Le film Emmanuelle est sorti il y 50 ans, au début de l’été 1974. Derrière le film érotique à succès, il y a un mystère : est-ce un film sur la libération des femmes ou sur la carcan patriarcal ? Cette question paradoxale pour un film sur la libération sexuelle reste un mystère à expliquer
Mais en faveur d’une vision plus masculine, il y a une intrigue où hommes et femmes s’inscrivent dans des rôles et une sexualité prédéfinis fondés sur une relation dominant-dominé assez classique. Surtout il semble que le roman ait été écrit à 4 mains avec le mari de la romancière, voir selon certains témoignages par lui seul qui aurait utilisé sa femme de 19 ans alors pour protéger sa carrière de diplomate à Bangkok, justement la profession de Jean, le mari que vient retrouver Emmanuelle dans le roman/film.

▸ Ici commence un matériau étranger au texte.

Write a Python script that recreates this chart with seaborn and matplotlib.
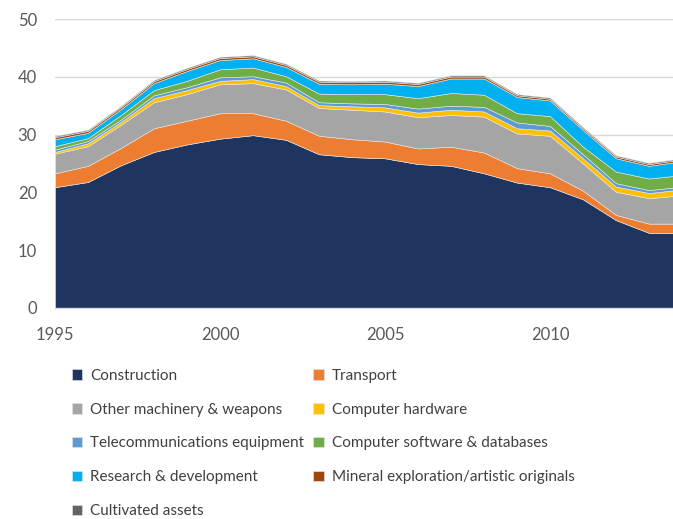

Le film Emmanuelle aurait dû être interdit à cause de la censure. Mais la mort du Président Pompidou conduit au changement du ministre de la culture et à une politique des mœurs plus laxiste. Emmanuelle peut sortir en version intégrale pour devenir le plus grand succès de la décennie (près de 9 millions d’entrées sur 11 ans) et un triomphe à l’international. C’est une porte qui s’ouvre : l’année suivante, les films pornographiques représenteront 1 entrée sur 5 à Paris. Il faudra à nouveau réguler.

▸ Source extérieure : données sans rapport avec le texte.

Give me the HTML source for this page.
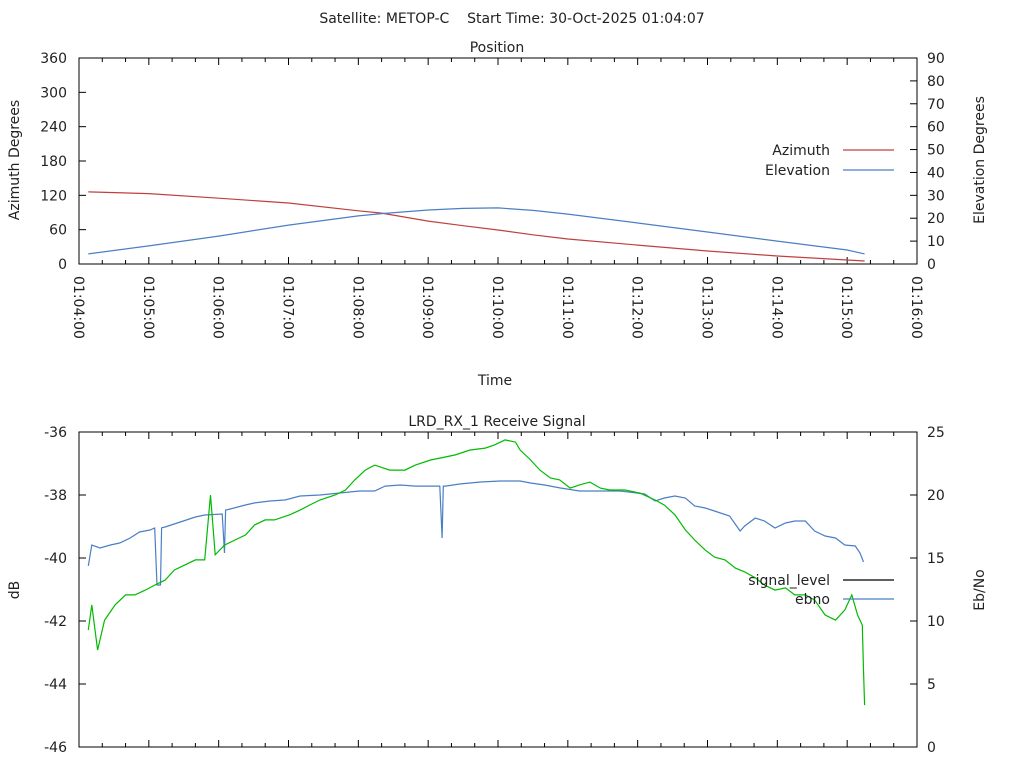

Derrière le film, il y a l’intuition d’un jeune notaire ambitieux, Yves Rousset-Rouard, qui chercha à devenir producteur en s’inspirant du succès du Dernier tango à Paris, drame érotique avec Marlon Brando. Il imagina pouvoir confier à l’acteur américain le rôle de Mario, mais dû se contenter d’Alain Cluny bien connu aussi des cinéphiles notamment pour son rôle dans les visiteurs du soir de Marcel Carné.

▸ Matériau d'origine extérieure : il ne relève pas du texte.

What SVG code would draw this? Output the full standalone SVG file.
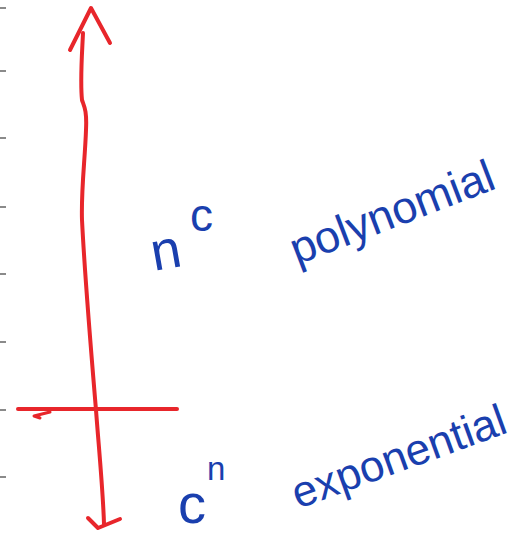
<svg xmlns="http://www.w3.org/2000/svg" width="529" height="534" viewBox="0 0 529 534">
<style>
.red{fill:none;stroke:#e8262b;stroke-width:4;stroke-linecap:round;stroke-linejoin:round}
.tick{stroke:#8a8a8a;stroke-width:2}
.hw{font-family:"Liberation Sans",Arial,sans-serif;fill:#1a3fae}
</style>
<rect width="529" height="534" fill="#fff"/>
<g id="ticks">
<line class="tick" x1="0" y1="8" x2="6" y2="8"/>
<line class="tick" x1="0" y1="71" x2="6" y2="71"/>
<line class="tick" x1="0" y1="138" x2="6" y2="138"/>
<line class="tick" x1="0" y1="207" x2="6" y2="207"/>
<line class="tick" x1="0" y1="274" x2="6" y2="274"/>
<line class="tick" x1="0" y1="342" x2="6" y2="342"/>
<line class="tick" x1="0" y1="410" x2="6" y2="410"/>
<line class="tick" x1="0" y1="477" x2="6" y2="477"/>
</g>
<g id="axis">
<path class="red" d="M83,33 C82,55 80,80 82,100 C84,106 87,110 86,130 C85,160 81,190 82,220 C85,280 91,350 96,410 C99,450 103,490 104,524"/>
<path class="red" d="M70,50 L91,8 L110,43"/>
<path class="red" d="M88,518 L98,528 L120,519"/>
<path class="red" d="M18,409 L177,409"/>
<path class="red" d="M50,412 L34,416 L40,418" style="stroke-width:3"/>
</g>
<g id="polynomial-label">
<text class="hw" x="154" y="271" font-size="54" transform="rotate(-10 154 271)">n</text>
<text class="hw" x="190" y="231" font-size="46">c</text>
<text class="hw" x="297" y="265" font-size="45" transform="rotate(-21 297 265)">polynomial</text>
</g>
<g id="exponential-label">
<text class="hw" x="178" y="523" font-size="56">c</text>
<text class="hw" x="207" y="480" font-size="33">n</text>
<text class="hw" x="298" y="509" font-size="44" transform="rotate(-20 298 509)">exponential</text>
</g>
</svg>
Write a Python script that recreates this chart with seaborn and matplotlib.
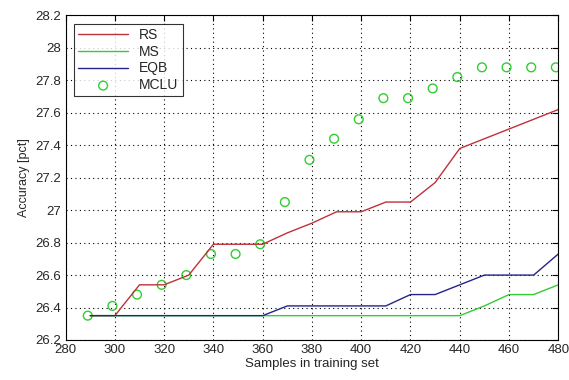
import matplotlib
matplotlib.use("Agg")
import matplotlib.pyplot as plt
import seaborn as sns
import pandas as pd

samples = [290, 300, 310, 320, 330, 340, 350, 360, 370, 380,
           390, 400, 410, 420, 430, 440, 450, 460, 470, 480]
rs = [26.35, 26.35, 26.54, 26.54, 26.60, 26.79, 26.79, 26.79, 26.86, 26.92,
      26.99, 26.99, 27.05, 27.05, 27.17, 27.38, 27.44, 27.50, 27.56, 27.62]
ms = [26.35, 26.35, 26.35, 26.35, 26.35, 26.35, 26.35, 26.35, 26.35, 26.35,
      26.35, 26.35, 26.35, 26.35, 26.35, 26.35, 26.41, 26.48, 26.48, 26.54]
eqb = [26.35, 26.35, 26.35, 26.35, 26.35, 26.35, 26.35, 26.35, 26.41, 26.41,
       26.41, 26.41, 26.41, 26.48, 26.48, 26.54, 26.60, 26.60, 26.60, 26.73]
mclu_x = [289, 299, 309, 319, 329, 339, 349, 359, 369, 379,
          389, 399, 409, 419, 429, 439, 449, 459, 469, 479]
mclu = [26.35, 26.41, 26.48, 26.54, 26.60, 26.73, 26.73, 26.79, 27.05, 27.31,
        27.44, 27.56, 27.69, 27.69, 27.75, 27.82, 27.88, 27.88, 27.88, 27.88]
x_ticks = [280, 300, 320, 340, 360, 380, 400, 420, 440, 460, 480]
y_ticks = [26.2, 26.4, 26.6, 26.8, 27.0, 27.2, 27.4, 27.6, 27.8, 28.0, 28.2]
y_tick_labels = ["26.2", "26.4", "26.6", "26.8", "27", "27.2", "27.4", "27.6", "27.8", "28", "28.2"]

sns.set_style("white")
plt.rcParams['font.family'] = ['Liberation Sans', 'DejaVu Sans']

df = pd.DataFrame({"x": samples, "RS": rs, "MS": ms, "EQB": eqb})
dm = pd.DataFrame({"x": mclu_x, "MCLU": mclu})

fig = plt.figure(figsize=(5.69, 3.80), dpi=100)
ax = fig.add_axes([65.6 / 569, 1 - 340 / 380, (558.3 - 65.6) / 569, (340 - 15.4) / 380])

sns.lineplot(data=df, x="x", y="RS", ax=ax, color="#c0303a", linewidth=1.0, label="RS")
sns.lineplot(data=df, x="x", y="MS", ax=ax, color="#33cc33", linewidth=1.0, label="MS")
sns.lineplot(data=df, x="x", y="EQB", ax=ax, color="#24248a", linewidth=1.0, label="EQB")
sns.scatterplot(data=dm, x="x", y="MCLU", ax=ax, marker="o", s=40, facecolor="none",
                edgecolor="#33cc33", linewidth=1.0, label="MCLU")

ax.set_xlim(280, 480)
ax.set_ylim(26.2, 28.2)
ax.set_xticks(x_ticks)
ax.set_yticks(y_ticks)
ax.set_yticklabels(y_tick_labels)
ax.tick_params(direction="in", top=True, right=True, labelsize=9.5, length=4, color="black", pad=3)
ax.grid(True, color="black", linestyle=(0, (1, 3)), linewidth=0.8)
for s in ax.spines.values():
    s.set_color("black")
    s.set_linewidth(0.8)
ax.set_xlabel("Samples in training set", fontsize=9.5, labelpad=1)
ax.set_ylabel("Accuracy [pct]", fontsize=9, labelpad=4)

leg = ax.legend(loc="upper left", fontsize=10, frameon=True, fancybox=False, shadow=False,
                handlelength=3.6, borderaxespad=0.6, labelspacing=0.2, borderpad=0.3,
                handletextpad=0.8, markerscale=1.0)
leg.get_frame().set_edgecolor("black")
leg.get_frame().set_linewidth(0.8)

fig.savefig("out.png", dpi=100, facecolor="white")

Ayant peu d’argent, il recruta un photographe de mode et réalisateur de documentaires, Just Jaeckin, qui n’avait encore jamais fait de film. C’est à la télévision que celui-ci repère un illustrateur sonore inconnu à qui il confie la musique, Pierre Bachelet, dont le succès de la bande originale lancera sa belle carrière dans la variété française.
Quant au rôle principal, il revint à Sylvia Kristel, jeune mannequin hollandais également débutante. Celle-ci eut beaucoup de mal à se défaire de ce rôle (malgré sa prestation dans Alice ou la dernière fugue de Claude Chabrol). Si le personnage d’Emmanuelle contribua à la libération des femmes, il eu pour effet au contraire d’enfermer son actrice principale.
Et le producteur ? Grâce à ce succès, il entreprit de produire une pièce, puis un film écrit par son neveu, Christian Clavier, avec des copains de théâtre : les Bronzés. Avant de devenir député.